Le gouvernement Barnier travaillait également sur une réforme des aides à la rénovation énergétique, dans le cadre du plan « France verte ». Cette initiative visait à encourager les propriétaires à rénover leurs biens pour répondre aux exigences du DPE (Diagnostic de Performance Énergétique).

La démission du gouvernement suspend ces avancées, laissant des milliers de dossiers en suspens et des propriétaires face à des échéances rigides. Les logements classés F et G, qualifiés de « passoires thermiques », sont particulièrement touchés, car leur mise en location sera progressivement interdite.

Un exemple concret : dans certaines régions rurales, où 40 % des logements locatifs sont concernés par ces restrictions, les propriétaires peinent à trouver des financements pour les travaux. L’absence de soutien clair aggrave cette crise et pourrait entraîner une pénurie de logements à louer dans les zones les moins favorisées.

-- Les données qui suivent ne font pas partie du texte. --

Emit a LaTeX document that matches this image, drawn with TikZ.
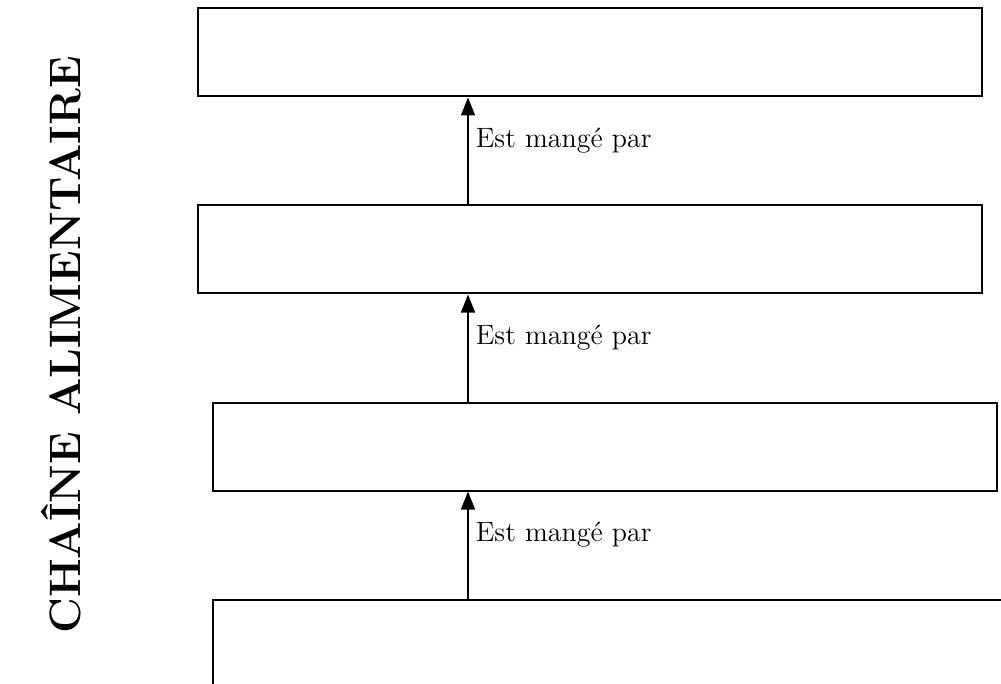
\documentclass[tikz,border=0pt]{standalone}
\usetikzlibrary{arrows.meta, positioning, calc}

\begin{document}
\begin{tikzpicture}[
    node distance=53.5pt,
    box/.style={rectangle, draw, line width=1pt, minimum width=392pt, minimum height=44pt, inner sep=0pt},
    arrow/.style={-{Triangle[width=7pt,length=9pt]}, line width=0.8pt},
    eats/.style={right, inner sep=3.5pt, font=\fontsize{14}{16}\selectfont}
]
    \useasboundingbox (0,0) rectangle (500.5pt,-342pt);
    \clip (0,0) rectangle (500.5pt,-342pt);

    % Title
    \node[rotate=90, font=\fontsize{22}{26}\selectfont\bfseries] (title) at (30.5pt,-172.5pt) {CHAÎNE ALIMENTAIRE};

    % Boxes, top to bottom
    \node[box] (top) at (295pt,-26.25pt) {};
    \node[box, below=of top] (second) {};
    \node[box, below=of second, xshift=7.5pt] (third) {};
    \node[box, minimum width=405pt, below=of third.south west, anchor=north west] (bottom) {};

    % Arrows
    \coordinate (axis) at (234pt,0);
    \draw[arrow] (second.north -| axis) -- (top.south -| axis) node[eats, pos=0.6] {Est mangé par};
    \draw[arrow] (third.north -| axis) -- (second.south -| axis) node[eats, pos=0.6] {Est mangé par};
    \draw[arrow] (bottom.north -| axis) -- (third.south -| axis) node[eats, pos=0.6] {Est mangé par};

\end{tikzpicture}
\end{document}
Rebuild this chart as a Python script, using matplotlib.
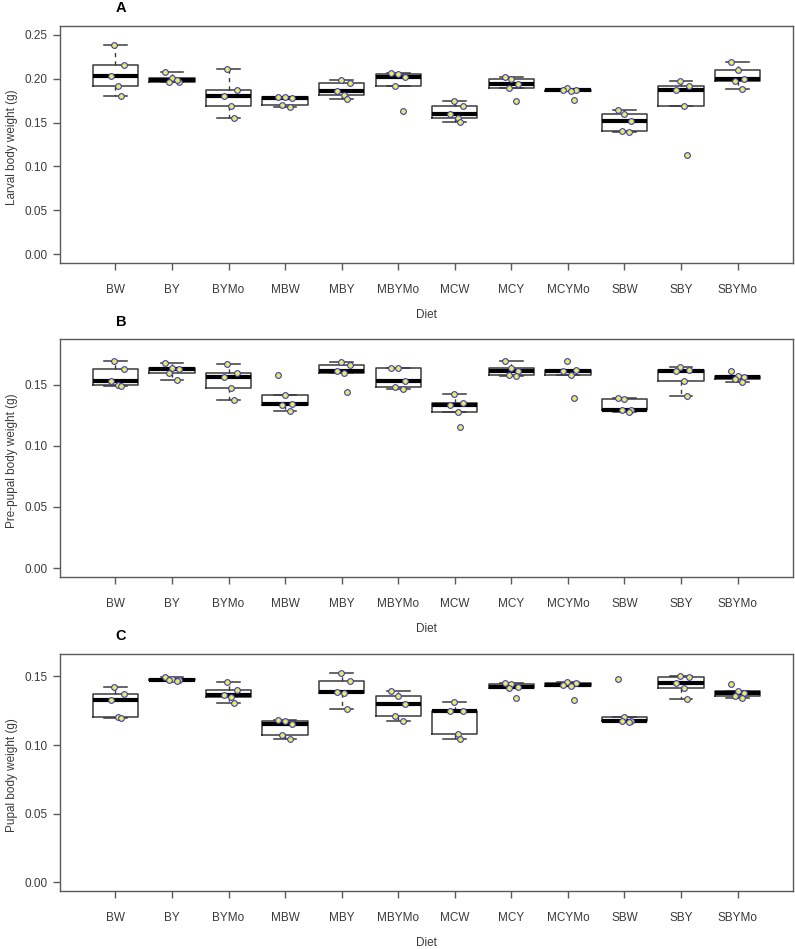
import math
import numpy as np
import matplotlib
matplotlib.use("Agg")
import matplotlib.pyplot as plt

plt.rcParams['font.family'] = ['Liberation Sans', 'DejaVu Sans']

diets = ["BW", "BY", "BYMo", "MBW", "MBY", "MBYMo",
         "MCW", "MCY", "MCYMo", "SBW", "SBY", "SBYMo"]

larval = [
    [0.238, 0.2153, 0.203, 0.1912, 0.180],      # BW
    [0.2076, 0.2011, 0.196, 0.1964, 0.198],     # BY
    [0.2107, 0.1866, 0.1800, 0.1686, 0.1557],   # BYMo
    [0.1795, 0.179, 0.1785, 0.1695, 0.168],     # MBW
    [0.1981, 0.1954, 0.1859, 0.181, 0.1763],    # MBY
    [0.2069, 0.2054, 0.2015, 0.1916, 0.163],    # MBYMo
    [0.1744, 0.1691, 0.1603, 0.155, 0.1511],    # MCW
    [0.2015, 0.1994, 0.1937, 0.1897, 0.1740],   # MCY
    [0.1893, 0.1875, 0.1870, 0.1865, 0.1760],   # MCYMo
    [0.1638, 0.1592, 0.1523, 0.1405, 0.1389],   # SBW
    [0.197, 0.1916, 0.1867, 0.1685, 0.113],     # SBY
    [0.2187, 0.2099, 0.1995, 0.1975, 0.1882],   # SBYMo
]

prepupal = [
    [0.1695, 0.1623, 0.1530, 0.1495, 0.1490],   # BW
    [0.1677, 0.1638, 0.1626, 0.1592, 0.1536],   # BY
    [0.1665, 0.1597, 0.1563, 0.1475, 0.1374],   # BYMo
    [0.1580, 0.1418, 0.1338, 0.1335, 0.1280],   # MBW
    [0.1683, 0.1656, 0.1612, 0.1598, 0.1437],   # MBY
    [0.1636, 0.1632, 0.1530, 0.1484, 0.1466],   # MBYMo
    [0.1423, 0.1348, 0.1333, 0.1279, 0.1154],   # MCW
    [0.1695, 0.1638, 0.1612, 0.1574, 0.1569],   # MCY
    [0.1695, 0.1622, 0.1610, 0.1578, 0.1393],   # MCYMo
    [0.1390, 0.1386, 0.1296, 0.1290, 0.1278],   # SBW
    [0.1645, 0.1621, 0.1607, 0.1525, 0.1404],   # SBY
    [0.1607, 0.1569, 0.1558, 0.1547, 0.1519],   # SBYMo
]

pupal = [
    [0.1420, 0.1370, 0.1329, 0.1203, 0.1195],   # BW
    [0.1493, 0.1480, 0.1476, 0.1471, 0.1465],   # BY
    [0.1458, 0.1405, 0.1362, 0.1352, 0.1307],   # BYMo
    [0.1184, 0.1178, 0.1152, 0.1075, 0.1042],   # MBW
    [0.1527, 0.1465, 0.1387, 0.1376, 0.1263],   # MBY
    [0.1397, 0.1358, 0.1297, 0.1212, 0.1172],   # MBYMo
    [0.1312, 0.1251, 0.1249, 0.1078, 0.1047],   # MCW
    [0.1454, 0.1446, 0.1427, 0.1414, 0.1341],   # MCY
    [0.1463, 0.1451, 0.1441, 0.1432, 0.1326],   # MCYMo
    [0.1480, 0.1205, 0.1179, 0.1174, 0.1169],   # SBW
    [0.1507, 0.1495, 0.1451, 0.1417, 0.1336],   # SBY
    [0.1445, 0.1391, 0.1378, 0.1357, 0.1341],   # SBYMo
]

ylabels = ["Larval body weight (g)", "Pre-pupal body weight (g)", "Pupal body weight (g)"]
panel_letters = ["A", "B", "C"]
yticks_list = [[0, 0.05, 0.10, 0.15, 0.20, 0.25],
               [0, 0.05, 0.10, 0.15],
               [0, 0.05, 0.10, 0.15]]
ymax_list = [0.25, 0.18, 0.16]

JITTER = [-0.02, 0.15, -0.08, 0.05, 0.10, -0.12, 0.0, 0.12, -0.05, 0.08]


def fivenum(x):
    x = sorted(x)
    n = len(x)
    n4 = math.floor((n + 3) / 2) / 2
    d = [1, n4, (n + 1) / 2, n + 1 - n4, n]
    return [0.5 * (x[math.floor(di) - 1] + x[math.ceil(di) - 1]) for di in d]


def rstats(x):
    s = fivenum(x)
    iqr = s[3] - s[1]
    inside = [v for v in x if s[1] - 1.5 * iqr <= v <= s[3] + 1.5 * iqr]
    return dict(med=s[2], q1=s[1], q3=s[3], whislo=min(inside), whishi=max(inside), fliers=[])


W, H = 795, 949
fig = plt.figure(figsize=(W / 100, H / 100), dpi=100)

axes_px = [(26, 263), (339, 577), (654, 891)]
left_px, right_px = 60, 793

textc = "#3a3a3a"
framec = "#5a5a5a"

for k, (data, (top, bot)) in enumerate(zip([larval, prepupal, pupal], axes_px)):
    ax = fig.add_axes([left_px / W, 1 - bot / H, (right_px - left_px) / W, (bot - top) / H])
    stats = [rstats(v) for v in data]
    pos = np.arange(1, len(diets) + 1)
    ax.bxp(stats, positions=pos, widths=0.8, showfliers=False, manage_ticks=False,
           capwidths=0.4,
           boxprops=dict(color="#3a3a3a", lw=1.1),
           whiskerprops=dict(color="#3a3a3a", lw=1.0, linestyle=(0, (3, 3))),
           capprops=dict(color="#3a3a3a", lw=1.1),
           medianprops=dict(color="black", lw=3.0, solid_capstyle="butt"))
    j = 0
    for i, vals in enumerate(data):
        for v in vals:
            ax.scatter(pos[i] + JITTER[j % len(JITTER)], v, s=17, facecolor="#ecec5a",
                       edgecolor="#3c3cc0", linewidth=0.8, zorder=4)
            j += 1
    ymax = ymax_list[k]
    pad = 0.04 * ymax
    ax.set_ylim(-pad, ymax + pad)
    ax.set_xlim(0.5 - 0.48, 12.5 + 0.48)
    ax.set_xticks(pos)
    ax.set_xticklabels(diets)
    ax.set_yticks(yticks_list[k])
    ax.set_yticklabels(["%.2f" % t for t in yticks_list[k]])
    ax.tick_params(axis="both", length=5, width=1, color=framec, labelcolor=textc,
                   labelsize=8.5)
    ax.tick_params(axis="x", pad=10)
    ax.tick_params(axis="y", pad=4)
    for sp in ax.spines.values():
        sp.set_color(framec)
        sp.set_linewidth(1.0)
    # panel letter
    fig.text(121 / W, 1 - (top - 17.5) / H, panel_letters[k], ha="center", va="center",
             fontsize=10.5, fontweight="bold", color="black")
    # y label
    fig.text(12 / W, 1 - ((top + bot) / 2 + 3) / H, ylabels[k], rotation=90,
             ha="center", va="center", fontsize=8.5, color=textc)
    # x label
    fig.text(426 / W, 1 - (bot + 52) / H, "Diet", ha="center", va="center",
             fontsize=8.5, color=textc)

fig.savefig("out.png", dpi=100)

Le gouvernement Barnier avait amorcé un dialogue avec les acteurs financiers pour dynamiser le marché de l’immobilier locatif privé, en facilitant l’accès au crédit et en assouplissant certains dispositifs. Avec cette démission, ces discussions s’interrompent brusquement.

Les investisseurs, déjà échaudés par des taux d’intérêt en forte hausse, risquent de se détourner davantage d’un marché jugé instable. Conséquence directe : la construction de nouveaux logements pourrait chuter encore plus brutalement.

À titre d’exemple, le nombre de permis de construire délivrés sur les 12 derniers mois est déjà en recul de 15 %. Ce phénomène entraîne des délais de livraison de plus en plus longs et un déséquilibre croissant entre l’offre et la demande, particulièrement dans les zones tendues comme l’Île-de-France et la région PACA.

Face à ce vide politique et à l’absence de mesures immédiates, les professionnels de l’immobilier se retrouvent une fois de plus seuls pour faire face à la tempête. Cette démission rappelle, de manière presque cruelle, une réalité devenue familière : l’État ne peut pas toujours être un allié fiable.

Certes, l’immobilier est un secteur résilient, et les acteurs du marché ont maintes fois prouvé leur capacité à s’adapter. Mais cette résilience a ses limites. Avec un marché déjà en crise, la demande qui s’effondre, et des investisseurs qui fuient, la situation actuelle ressemble à un défi de taille.

Alors que la France attend un nouveau gouvernement, les agents immobiliers, promoteurs, et investisseurs n’ont d’autre choix que de se retrousser les manches. Comme toujours, ils devront compter sur leur propre ingéniosité pour survivre dans un contexte où les perspectives d’amélioration semblent, pour le moment, encore lointaines.

Et pour ceux qui espéraient enfin un soutien décisif des pouvoirs publics, cette démission résonne comme un rappel amer : dans l’immobilier, la solidarité de l’État reste, hélas, une promesse rarement tenue.